EXERCISE MATERIAL:
○ ○ ○ ○ ○
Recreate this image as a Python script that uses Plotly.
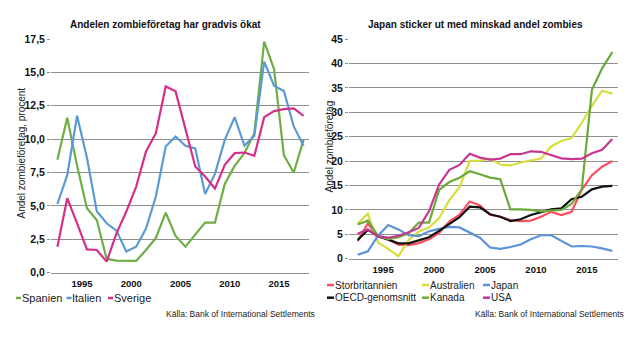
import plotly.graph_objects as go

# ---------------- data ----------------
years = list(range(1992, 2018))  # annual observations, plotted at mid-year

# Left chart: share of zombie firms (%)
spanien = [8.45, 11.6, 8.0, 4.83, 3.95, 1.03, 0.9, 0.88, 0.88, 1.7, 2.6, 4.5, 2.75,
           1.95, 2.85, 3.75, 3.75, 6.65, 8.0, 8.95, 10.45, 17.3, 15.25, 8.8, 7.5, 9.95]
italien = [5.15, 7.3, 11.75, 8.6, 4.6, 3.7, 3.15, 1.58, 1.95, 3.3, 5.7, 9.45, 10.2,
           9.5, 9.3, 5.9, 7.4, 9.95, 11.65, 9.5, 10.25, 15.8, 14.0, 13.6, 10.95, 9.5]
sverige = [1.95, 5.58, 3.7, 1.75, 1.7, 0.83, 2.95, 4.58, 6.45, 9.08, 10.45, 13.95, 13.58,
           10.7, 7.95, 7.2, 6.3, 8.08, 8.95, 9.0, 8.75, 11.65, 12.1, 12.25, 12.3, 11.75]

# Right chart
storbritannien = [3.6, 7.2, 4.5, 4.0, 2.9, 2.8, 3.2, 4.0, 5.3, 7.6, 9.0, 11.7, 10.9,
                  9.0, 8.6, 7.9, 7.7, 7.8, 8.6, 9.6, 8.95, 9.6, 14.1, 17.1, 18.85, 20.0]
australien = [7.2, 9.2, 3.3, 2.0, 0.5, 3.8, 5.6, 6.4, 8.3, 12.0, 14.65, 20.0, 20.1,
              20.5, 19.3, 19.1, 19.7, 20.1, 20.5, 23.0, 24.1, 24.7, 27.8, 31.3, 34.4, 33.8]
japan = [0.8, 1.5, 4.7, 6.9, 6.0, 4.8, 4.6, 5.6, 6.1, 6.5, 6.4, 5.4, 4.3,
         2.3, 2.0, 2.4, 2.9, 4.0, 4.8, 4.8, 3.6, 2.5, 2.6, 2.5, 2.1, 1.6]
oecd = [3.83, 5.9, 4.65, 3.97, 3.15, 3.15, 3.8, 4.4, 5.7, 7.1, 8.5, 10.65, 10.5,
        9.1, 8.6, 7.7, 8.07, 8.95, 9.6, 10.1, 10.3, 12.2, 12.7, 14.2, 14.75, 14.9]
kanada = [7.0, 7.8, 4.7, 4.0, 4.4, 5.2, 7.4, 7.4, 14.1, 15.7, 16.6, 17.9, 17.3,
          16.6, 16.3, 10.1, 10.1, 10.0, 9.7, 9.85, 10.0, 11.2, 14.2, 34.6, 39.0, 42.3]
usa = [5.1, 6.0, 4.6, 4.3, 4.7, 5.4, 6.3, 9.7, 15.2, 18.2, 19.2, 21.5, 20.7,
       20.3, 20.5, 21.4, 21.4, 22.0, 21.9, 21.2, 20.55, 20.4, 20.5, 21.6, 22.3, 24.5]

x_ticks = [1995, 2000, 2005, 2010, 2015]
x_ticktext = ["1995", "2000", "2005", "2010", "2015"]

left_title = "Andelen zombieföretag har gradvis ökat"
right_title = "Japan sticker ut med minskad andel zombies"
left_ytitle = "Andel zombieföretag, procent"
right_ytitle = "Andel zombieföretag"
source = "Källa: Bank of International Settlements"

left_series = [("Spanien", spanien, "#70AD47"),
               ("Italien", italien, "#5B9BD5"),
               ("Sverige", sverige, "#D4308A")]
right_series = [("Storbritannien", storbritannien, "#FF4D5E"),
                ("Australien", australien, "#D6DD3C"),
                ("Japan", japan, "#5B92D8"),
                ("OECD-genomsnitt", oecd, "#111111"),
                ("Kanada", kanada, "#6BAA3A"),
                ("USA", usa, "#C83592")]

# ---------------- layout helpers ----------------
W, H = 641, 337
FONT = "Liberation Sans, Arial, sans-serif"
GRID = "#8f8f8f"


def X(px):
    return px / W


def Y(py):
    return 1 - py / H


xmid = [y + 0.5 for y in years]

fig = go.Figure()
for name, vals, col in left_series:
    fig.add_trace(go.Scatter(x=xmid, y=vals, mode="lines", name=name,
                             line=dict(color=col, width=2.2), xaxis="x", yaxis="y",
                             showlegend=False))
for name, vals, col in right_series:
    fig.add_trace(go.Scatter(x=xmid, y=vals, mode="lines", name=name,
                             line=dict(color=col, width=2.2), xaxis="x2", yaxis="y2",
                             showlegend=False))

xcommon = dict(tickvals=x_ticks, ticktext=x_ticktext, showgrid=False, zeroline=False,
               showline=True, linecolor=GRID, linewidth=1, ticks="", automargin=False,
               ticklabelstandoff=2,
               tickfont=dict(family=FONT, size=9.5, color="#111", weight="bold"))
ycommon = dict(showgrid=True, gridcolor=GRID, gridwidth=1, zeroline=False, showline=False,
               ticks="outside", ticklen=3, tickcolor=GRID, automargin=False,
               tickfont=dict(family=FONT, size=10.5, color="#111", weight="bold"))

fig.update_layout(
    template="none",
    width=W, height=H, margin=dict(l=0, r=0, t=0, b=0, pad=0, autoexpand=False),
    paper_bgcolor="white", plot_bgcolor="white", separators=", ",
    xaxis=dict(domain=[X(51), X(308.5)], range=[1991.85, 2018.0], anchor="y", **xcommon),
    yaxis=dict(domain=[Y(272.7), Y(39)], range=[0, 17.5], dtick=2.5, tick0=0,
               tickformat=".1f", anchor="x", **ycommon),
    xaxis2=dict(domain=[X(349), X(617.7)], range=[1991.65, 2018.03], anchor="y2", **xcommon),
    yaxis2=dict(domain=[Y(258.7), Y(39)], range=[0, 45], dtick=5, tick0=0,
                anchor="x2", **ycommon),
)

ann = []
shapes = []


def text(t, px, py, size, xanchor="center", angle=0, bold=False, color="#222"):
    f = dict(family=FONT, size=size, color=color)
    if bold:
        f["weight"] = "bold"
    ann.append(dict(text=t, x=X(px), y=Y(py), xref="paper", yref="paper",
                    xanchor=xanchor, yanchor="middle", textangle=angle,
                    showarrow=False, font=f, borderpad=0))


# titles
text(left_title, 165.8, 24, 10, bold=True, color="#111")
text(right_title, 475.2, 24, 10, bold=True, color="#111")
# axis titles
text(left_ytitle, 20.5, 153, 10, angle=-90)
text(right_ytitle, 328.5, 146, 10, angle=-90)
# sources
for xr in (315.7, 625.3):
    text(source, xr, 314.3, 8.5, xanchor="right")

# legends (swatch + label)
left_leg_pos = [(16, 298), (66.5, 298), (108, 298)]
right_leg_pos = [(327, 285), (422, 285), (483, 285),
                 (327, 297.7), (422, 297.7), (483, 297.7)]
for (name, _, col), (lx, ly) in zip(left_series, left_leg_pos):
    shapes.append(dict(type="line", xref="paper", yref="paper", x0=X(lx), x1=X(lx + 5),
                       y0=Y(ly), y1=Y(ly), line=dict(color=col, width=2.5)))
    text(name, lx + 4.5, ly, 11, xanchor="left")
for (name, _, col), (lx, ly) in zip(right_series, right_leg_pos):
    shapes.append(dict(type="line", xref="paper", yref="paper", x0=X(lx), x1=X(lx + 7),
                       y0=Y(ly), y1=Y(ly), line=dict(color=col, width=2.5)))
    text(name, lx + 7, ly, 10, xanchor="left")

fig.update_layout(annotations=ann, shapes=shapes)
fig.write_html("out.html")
○ ○ ○ ○ ○
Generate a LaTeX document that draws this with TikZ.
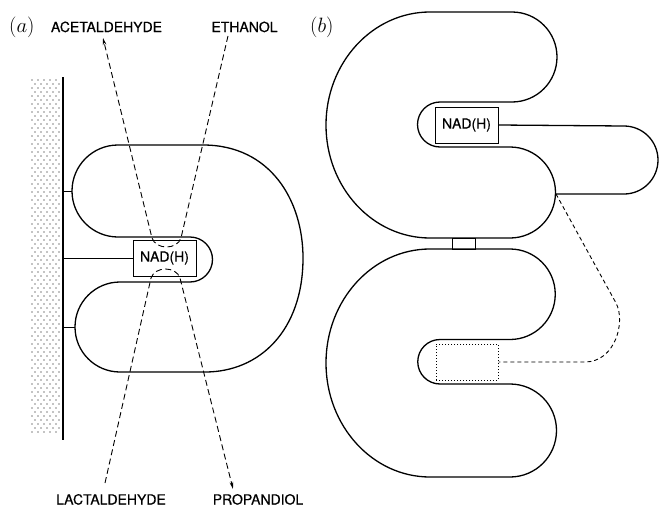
○ ○ ○ ○ ○
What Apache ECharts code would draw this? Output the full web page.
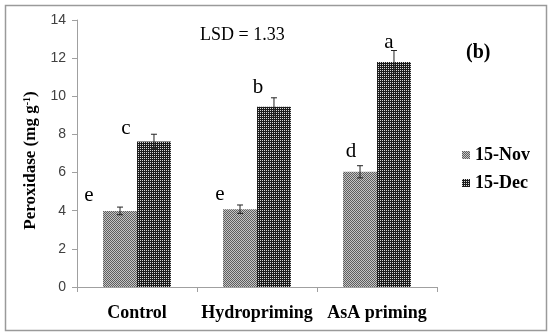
○ ○ ○ ○ ○
PROBLEM REQUIREMENTS:
Without the pictures, write out exactly the lines from the one that has "Recreate this image" down to the one that has "12.25, 12.3, 11.75]", both included.

ANSWER IN FULL:
Recreate this image as a Python script that uses Plotly.
import plotly.graph_objects as go

# ---------------- data ----------------
years = list(range(1992, 2018))  # annual observations, plotted at mid-year

# Left chart: share of zombie firms (%)
spanien = [8.45, 11.6, 8.0, 4.83, 3.95, 1.03, 0.9, 0.88, 0.88, 1.7, 2.6, 4.5, 2.75,
           1.95, 2.85, 3.75, 3.75, 6.65, 8.0, 8.95, 10.45, 17.3, 15.25, 8.8, 7.5, 9.95]
italien = [5.15, 7.3, 11.75, 8.6, 4.6, 3.7, 3.15, 1.58, 1.95, 3.3, 5.7, 9.45, 10.2,
           9.5, 9.3, 5.9, 7.4, 9.95, 11.65, 9.5, 10.25, 15.8, 14.0, 13.6, 10.95, 9.5]
sverige = [1.95, 5.58, 3.7, 1.75, 1.7, 0.83, 2.95, 4.58, 6.45, 9.08, 10.45, 13.95, 13.58,
           10.7, 7.95, 7.2, 6.3, 8.08, 8.95, 9.0, 8.75, 11.65, 12.1, 12.25, 12.3, 11.75]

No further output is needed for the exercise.